Anyone appointed under a durable power of attorney (DPOA) to act as someone's attorney-in-fact (AIF) needs to read the document — carefully. You might think that this is obvious, but it doesn't happen nearly as much as it should. Failure to read and understand the document is not a good excuse if you, as the AIF, should get sued by some very unhappy relative or Elder Protective Services complains that your failure to follow instructions hurt your mom.

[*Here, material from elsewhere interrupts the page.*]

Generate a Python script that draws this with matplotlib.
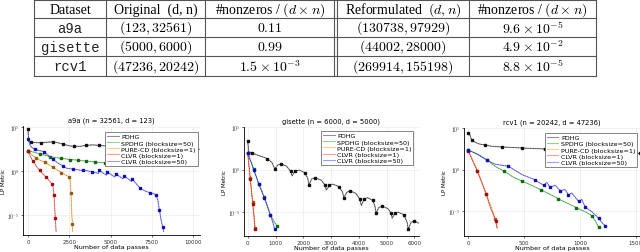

One of the biggest traps for the AIF is power—or lack thereof—to make gifts, either to others or to the AIF herself. As a matter of law, if the DPOA does not expressly say you can make a gift, you can't make it. If it puts limits on who can receive a gift or on the amount to be given away, then those limits must be honored. If the DPOA says you can only make gifts of equal amounts to all of the children, then you can't favor one child over another. And if it doesn't say that you can make a gift to yourself from your mom's funds, then doing so is unlawful self-dealing.
So, what happens if you ignore the instructions in the DPOA? If you're lucky, your mom (if competent) will fire you. Or you can get sued. A judge can force you to give up your position. And you could be ordered to repay your mom the money you wrongly gave away from your own funds.
If you are the AIF, you should not hesitate to consult with an estate planning or elder law attorney to review what the DPOA authorizes you to do.